_REQUEST_
Find how many lines contain the word "Give" and state that number alone.

_INFORMATION SUPPLIED_
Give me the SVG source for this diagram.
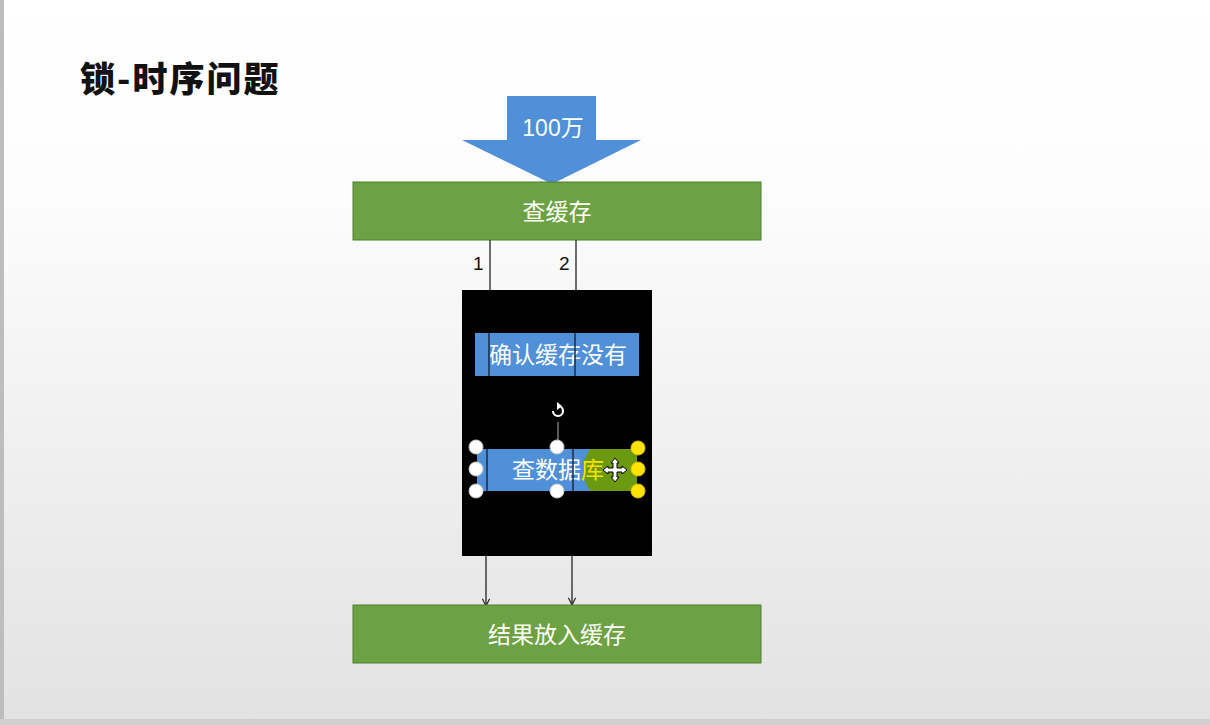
<svg xmlns="http://www.w3.org/2000/svg" width="1210" height="725" viewBox="0 0 1210 725">
<defs>
<linearGradient id="bg" x1="0" y1="0" x2="0" y2="1">
<stop offset="0" stop-color="#ffffff"/>
<stop offset="0.25" stop-color="#fdfdfd"/>
<stop offset="1" stop-color="#e2e2e2"/>
</linearGradient>
<marker id="arr" viewBox="0 0 10 10" refX="9" refY="5" markerWidth="9" markerHeight="9" markerUnits="userSpaceOnUse" orient="auto">
<path d="M1,1 L9,5 L1,9" fill="none" stroke="#222" stroke-width="1.3"/>
</marker>
<style>
.green{fill:#6ca243;stroke:#4e7f2c;stroke-width:1}
.blue{fill:#4f90d9}
.wt{font-family:"Liberation Sans","Noto Sans CJK SC",sans-serif;font-size:23px;fill:#ffffff;text-anchor:middle}
.ln{stroke:#222;stroke-width:1.3;fill:none}
.dk{stroke:#1a2a40;stroke-width:1.5;fill:none}
.hw{fill:#ffffff;stroke:#cccccc;stroke-width:1}
.hy{fill:#ffe400;stroke:#d8c000;stroke-width:1}
.num{font-family:"Liberation Sans",sans-serif;font-size:19px;fill:#111}
</style>
</defs>
<rect width="1210" height="725" fill="url(#bg)"/>
<rect x="0" y="0" width="4" height="725" fill="#bdbdbd"/>
<rect x="0" y="719" width="1210" height="6" fill="#cfcfcf"/>
<text x="80" y="92" font-family="'Noto Sans CJK SC',sans-serif" font-weight="900" font-size="35" letter-spacing="2" fill="#111">锁-时序问题</text>

<g id="input">
<path d="M507,96 L596,96 L596,140 L641,140 L552,184 L462,140 L507,140 Z" fill="#4f90d9"/>
<text class="wt" x="553" y="136">100万</text>
</g>

<g id="query-cache">
<rect class="green" x="353" y="182" width="408" height="58"/>
<text class="wt" x="557" y="220">查缓存</text>
</g>

<g id="locked-block">
<rect x="462" y="290" width="190" height="266" fill="#000"/>
</g>

<g id="confirm">
<rect class="blue" x="475" y="333" width="164" height="43"/>
<text class="wt" x="558" y="363">确认缓存没有</text>
</g>

<g id="query-db">
<rect class="blue" x="477" y="449" width="160" height="42"/>
<path d="M637,449 L590,449 Q576,470 590,491 L637,491 Z" fill="#6b9a10"/>
<text x="512" y="478" font-family="'Liberation Sans','Noto Sans CJK SC',sans-serif" font-size="23" fill="#fff">查数据<tspan fill="#f5e200">库</tspan></text>
<line x1="558" y1="422" x2="558" y2="447" stroke="#777" stroke-width="1.5"/>
<path d="M553,411 A5,5 0 1 0 558,406" fill="none" stroke="#fff" stroke-width="2.2"/>
<path d="M557,402 L562,406 L557,410 Z" fill="#fff"/>
<g stroke="#000" stroke-width="1" fill="#fff">
<path d="M615,458 L619,463 L617,463 L617,468 L622,468 L622,466 L627,470 L622,474 L622,472 L617,472 L617,477 L619,477 L615,482 L611,477 L613,477 L613,472 L608,472 L608,474 L603,470 L608,466 L608,468 L613,468 L613,463 L611,463 Z"/>
</g>
</g>

<g id="connectors">
<line class="ln" x1="490" y1="240" x2="490" y2="291"/>
<line class="ln" x1="576" y1="240" x2="576" y2="291"/>
<line class="dk" x1="489" y1="333" x2="489" y2="376"/>
<line class="dk" x1="575" y1="333" x2="575" y2="376"/>
<line class="dk" x1="487" y1="449" x2="487" y2="491"/>
<line class="dk" x1="573" y1="449" x2="573" y2="491"/>
<line class="ln" x1="486" y1="556" x2="486" y2="606" marker-end="url(#arr)"/>
<line class="ln" x1="572" y1="556" x2="572" y2="605" marker-end="url(#arr)"/>
<text class="num" x="473" y="270">1</text>
<text class="num" x="559" y="270">2</text>
</g>

<g id="handles">
<circle class="hw" cx="476" cy="447" r="7"/>
<circle class="hw" cx="476" cy="469" r="7"/>
<circle class="hw" cx="476" cy="491" r="7"/>
<circle class="hw" cx="557" cy="447" r="7"/>
<circle class="hw" cx="557" cy="491" r="7"/>
<circle class="hy" cx="638" cy="448" r="7"/>
<circle class="hy" cx="638" cy="469" r="7"/>
<circle class="hy" cx="638" cy="491" r="7"/>
</g>

<g id="put-cache">
<rect class="green" x="353" y="605" width="408" height="58"/>
<text class="wt" x="557" y="643">结果放入缓存</text>
</g>
</svg>
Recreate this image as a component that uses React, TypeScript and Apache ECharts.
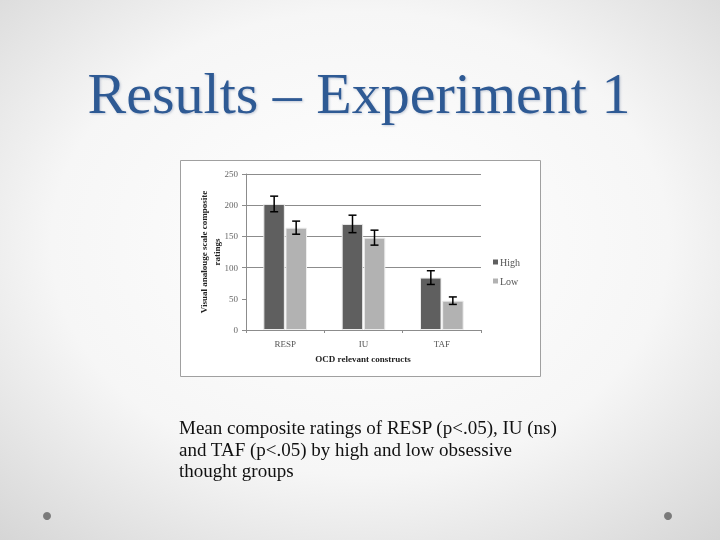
import React, { useEffect, useRef } from "react";
import * as echarts from "echarts";

const categories = ["RESP", "IU", "TAF"];
const highValues = [202, 170, 84];
const lowValues = [164, 148, 47];
const highErrors = [12.5, 14, 11];
const lowErrors = [10.5, 12, 6];
const yTicks = [0, 50, 100, 150, 200, 250];
const seriesNames = ["High", "Low"];

const titleText = "Results \u2013 Experiment 1";
const captionText =
  "Mean composite ratings of RESP (p<.05), IU (ns)\nand TAF (p<.05) by high and low obsessive\nthought groups";
const yAxisTitle = "Visual analouge scale composite\nratings";
const xAxisTitle = "OCD relevant constructs";

const SERIF = "'Liberation Serif', 'DejaVu Serif', serif";

export default function App() {
  const ref = useRef<HTMLDivElement>(null);

  useEffect(() => {
    if (!ref.current) return;
    const chart = echarts.init(ref.current, undefined, { renderer: "svg" });

    const errData: number[][] = [];
    categories.forEach((_, i) => {
      errData.push([i, highValues[i] - highErrors[i], highValues[i] + highErrors[i], 0]);
      errData.push([i, lowValues[i] - lowErrors[i], lowValues[i] + lowErrors[i], 1]);
    });

    const gridLineColors = yTicks.map((t) => (t >= 100 ? "#8c8c8c" : "rgba(0,0,0,0)"));

    const option: any = {
      animation: false,
      textStyle: { fontFamily: SERIF },
      graphic: [
        {
          type: "rect",
          z: -100,
          shape: { x: 0, y: 0, width: 720, height: 540 },
          style: {
            fill: new echarts.graphic.RadialGradient(0.5, 0.45, 0.78, [
              { offset: 0, color: "#ffffff" },
              { offset: 0.55, color: "#f6f6f6" },
              { offset: 1, color: "#d2d2d2" },
            ]),
          },
        },
        {
          type: "rect",
          z: -90,
          shape: { x: 180.5, y: 160.5, width: 360, height: 216 },
          style: { fill: "#ffffff", stroke: "#a0a0a0", lineWidth: 1 },
        },
        {
          type: "text",
          x: 359,
          y: 93,
          style: {
            text: titleText,
            font: `58px ${SERIF}`,
            fill: "#2f5a94",
            align: "center",
            verticalAlign: "middle",
            textShadowColor: "rgba(90,110,150,0.35)",
            textShadowBlur: 2,
            textShadowOffsetX: 1,
            textShadowOffsetY: 1,
          },
        },
        {
          type: "text",
          x: 179,
          y: 417,
          style: {
            text: captionText,
            font: `19px ${SERIF}`,
            fill: "#111111",
            align: "left",
            verticalAlign: "top",
            lineHeight: 21.5,
          },
        },
        {
          type: "text",
          x: 210,
          y: 252,
          rotation: Math.PI / 2,
          style: {
            text: yAxisTitle,
            font: `bold 9px ${SERIF}`,
            fill: "#222222",
            align: "center",
            verticalAlign: "middle",
            lineHeight: 13,
          },
        },
        {
          type: "text",
          x: 363,
          y: 359,
          style: {
            text: xAxisTitle,
            font: `bold 9px ${SERIF}`,
            fill: "#222222",
            align: "center",
            verticalAlign: "middle",
          },
        },
        { type: "circle", shape: { cx: 47, cy: 516, r: 4 }, style: { fill: "#7a7a7a" } },
        { type: "circle", shape: { cx: 668, cy: 516, r: 4 }, style: { fill: "#7a7a7a" } },
      ],
      legend: {
        orient: "vertical",
        left: 493,
        top: 257,
        padding: 0,
        icon: "rect",
        itemWidth: 5,
        itemHeight: 5,
        itemGap: 9,
        data: seriesNames,
        itemStyle: { borderWidth: 0 },
        textStyle: { fontFamily: SERIF, fontSize: 10, color: "#555555", padding: [0, 0, 0, -3] },
      },
      grid: { left: 246, right: 239, top: 174, bottom: 210, containLabel: false },
      xAxis: {
        type: "category",
        data: categories,
        axisLine: { lineStyle: { color: "#8c8c8c", width: 1 } },
        axisTick: { show: true, length: 3, lineStyle: { color: "#8c8c8c" } },
        axisLabel: { fontFamily: SERIF, fontSize: 9, color: "#555555", margin: 9 },
      },
      yAxis: {
        type: "value",
        min: 0,
        max: 250,
        interval: 50,
        axisLine: { show: true, lineStyle: { color: "#8c8c8c", width: 1 } },
        axisTick: { show: true, length: 4, lineStyle: { color: "#8c8c8c" } },
        axisLabel: { fontFamily: SERIF, fontSize: 9, color: "#666666", margin: 8 },
        splitLine: { show: true, lineStyle: { color: gridLineColors, width: 1 } },
      },
      series: [
        {
          name: seriesNames[0],
          type: "bar",
          data: highValues,
          barWidth: 21.5,
          barGap: "3%",
          itemStyle: { color: "#5f5f5f", borderColor: "#ececec", borderWidth: 1 },
        },
        {
          name: seriesNames[1],
          type: "bar",
          data: lowValues,
          barWidth: 21.5,
          barGap: "3%",
          itemStyle: { color: "#b2b2b2", borderColor: "#ececec", borderWidth: 1 },
        },
        {
          type: "custom",
          name: "errors",
          z: 10,
          data: errData,
          renderItem: (params: any, api: any) => {
            const cat = api.value(0);
            const lo = api.coord([cat, api.value(1)]);
            const hi = api.coord([cat, api.value(2)]);
            const which = api.value(3);
            const offset = which === 0 ? -11 : 11;
            const x = lo[0] + offset;
            const cap = 4;
            const st = { stroke: "#000000", lineWidth: 1.5 };
            return {
              type: "group",
              children: [
                { type: "line", shape: { x1: x, y1: lo[1], x2: x, y2: hi[1] }, style: st },
                { type: "line", shape: { x1: x - cap, y1: hi[1], x2: x + cap, y2: hi[1] }, style: st },
                { type: "line", shape: { x1: x - cap, y1: lo[1], x2: x + cap, y2: lo[1] }, style: st },
              ],
            };
          },
        },
      ],
    };

    chart.setOption(option);
    return () => chart.dispose();
  }, []);

  return (
    <div
      ref={ref}
      style={{ position: "fixed", left: 0, top: 0, width: 720, height: 540 }}
    />
  );
}
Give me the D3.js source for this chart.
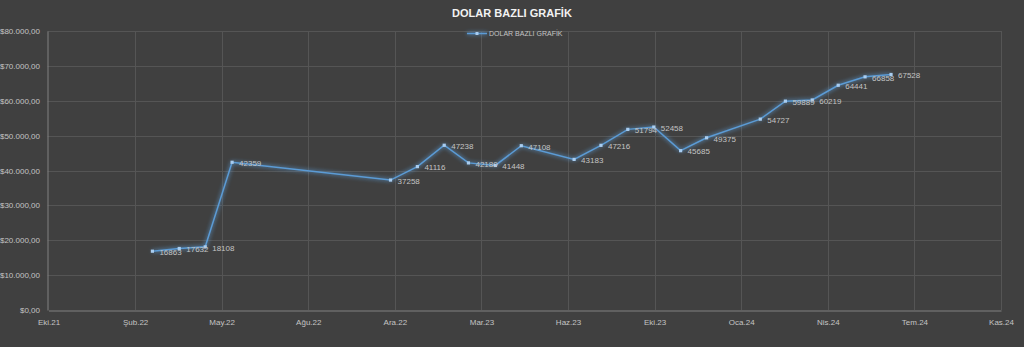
<!DOCTYPE html>
<html><head><meta charset="utf-8">
<script src="https://cdn.jsdelivr.net/npm/d3@7"></script>
<style>
html,body{margin:0;padding:0;background:#404040;}
svg{display:block;}
text{font-family:"Liberation Sans",Arial,sans-serif;}
</style></head>
<body>
<svg id="c" width="1024" height="347"></svg>
<script>
const dates = ["2022-02-28","2022-03-31","2022-04-30","2022-05-31","2022-11-30","2022-12-31","2023-01-31","2023-02-28","2023-03-31","2023-04-30","2023-06-30","2023-07-31","2023-08-31","2023-09-30","2023-10-31","2023-11-30","2024-01-31","2024-02-29","2024-03-31","2024-04-30","2024-05-31","2024-06-30"];
const values = [16863,17632,18108,42359,37258,41116,47238,42180,41448,47108,43183,47216,51794,52458,45685,49375,54727,59889,60219,64441,66858,67528];
const xTickDates = ["2021-10-31","2022-02-08","2022-05-19","2022-08-27","2022-12-05","2023-03-15","2023-06-23","2023-10-01","2024-01-09","2024-04-18","2024-07-27","2024-11-04"];
const xTickLabels = ["Eki.21","Şub.22","May.22","Ağu.22","Ara.22","Mar.23","Haz.23","Eki.23","Oca.24","Nis.24","Tem.24","Kas.24"];
const yTicks = [0,10000,20000,30000,40000,50000,60000,70000,80000];
const yTickLabels = ["$0,00","$10.000,00","$20.000,00","$30.000,00","$40.000,00","$50.000,00","$60.000,00","$70.000,00","$80.000,00"];
const title = "DOLAR BAZLI GRAFİK";
const seriesName = "DOLAR BAZLI GRAFİK";

const parse = d3.utcParse("%Y-%m-%d");
const data = dates.map((d,i)=>({date:parse(d), value:values[i]}));
const svg = d3.select("#c");
const L=47.5, R=1001, T=31, B=310;
const x = d3.scaleUtc().domain([parse(xTickDates[0]), parse(xTickDates[xTickDates.length-1])]).range([L+1,R]);
const y = d3.scaleLinear().domain([0,80000]).range([B,T]);

const defs = svg.append("defs");
const f = defs.append("filter").attr("id","glow").attr("filterUnits","userSpaceOnUse")
  .attr("x",0).attr("y",0).attr("width",1024).attr("height",347);
f.append("feGaussianBlur").attr("in","SourceGraphic").attr("stdDeviation",2.2).attr("result","b");
f.append("feComponentTransfer").attr("in","b").attr("result","b2")
  .append("feFuncA").attr("type","linear").attr("slope",1.2);
const m = f.append("feMerge");
m.append("feMergeNode").attr("in","b2");
m.append("feMergeNode").attr("in","SourceGraphic");

// grid
svg.append("g").selectAll("line").data(yTicks.slice(1)).join("line")
  .attr("x1",L).attr("x2",R).attr("y1",d=>Math.round(y(d))+0.5).attr("y2",d=>Math.round(y(d))+0.5)
  .attr("stroke","#555555").attr("stroke-width",1);
svg.append("g").selectAll("line").data(xTickDates.slice(1)).join("line")
  .attr("x1",d=>Math.round(x(parse(d)))+0.5).attr("x2",d=>Math.round(x(parse(d)))+0.5).attr("y1",T).attr("y2",B)
  .attr("stroke","#555555").attr("stroke-width",1);

// axes
const xAxis = d3.axisBottom(x).tickValues(xTickDates.map(parse)).tickSize(0).tickFormat((d,i)=>xTickLabels[i]);
const gx = svg.append("g").attr("transform",`translate(0,${B+0.5})`).call(xAxis);
gx.select(".domain").attr("stroke","#808080");
gx.selectAll("text").attr("fill","#c4c4c4").attr("font-size",8).attr("dy",0).attr("y",14);
const yAxis = d3.axisLeft(y).tickValues(yTicks).tickSize(0).tickFormat((d,i)=>yTickLabels[i]);
const gy = svg.append("g").attr("transform",`translate(${L},0)`).call(yAxis);
gy.select(".domain").attr("stroke","#808080");
gy.selectAll("text").attr("fill","#c4c4c4").attr("font-size",8).attr("x",-7.5);

// line
const line = d3.line().x(d=>x(d.date)).y(d=>y(d.value));
svg.append("path").datum(data).attr("d",line).attr("fill","none")
  .attr("stroke","#5b9bd5").attr("stroke-width",1.5).attr("filter","url(#glow)");
svg.append("g").selectAll("rect").data(data).join("rect")
  .attr("x",d=>x(d.date)-1.6).attr("y",d=>y(d.value)-1.6).attr("width",3.2).attr("height",3.2)
  .attr("fill","#a9cdf0");
svg.append("g").selectAll("text").data(data).join("text")
  .attr("x",d=>x(d.date)+7).attr("y",d=>y(d.value)+3.8)
  .attr("fill","#c4c4c4").attr("font-size",8).text(d=>d.value);

// title
svg.append("text").attr("x",512).attr("y",17).attr("text-anchor","middle")
  .attr("fill","#f2f2f2").attr("font-weight","bold").attr("font-size",11).text(title);
// legend
svg.append("line").attr("x1",467).attr("x2",487).attr("y1",33.5).attr("y2",33.5)
  .attr("stroke","#5b9bd5").attr("stroke-width",1.5).attr("filter","url(#glow)");
svg.append("rect").attr("x",475.5).attr("y",32).attr("width",3).attr("height",3).attr("fill","#a9cdf0");
svg.append("text").attr("x",489).attr("y",36).attr("fill","#c4c4c4").attr("font-size",7).text(seriesName);
</script>
</body></html>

_PROBLEM SOLUTION_
2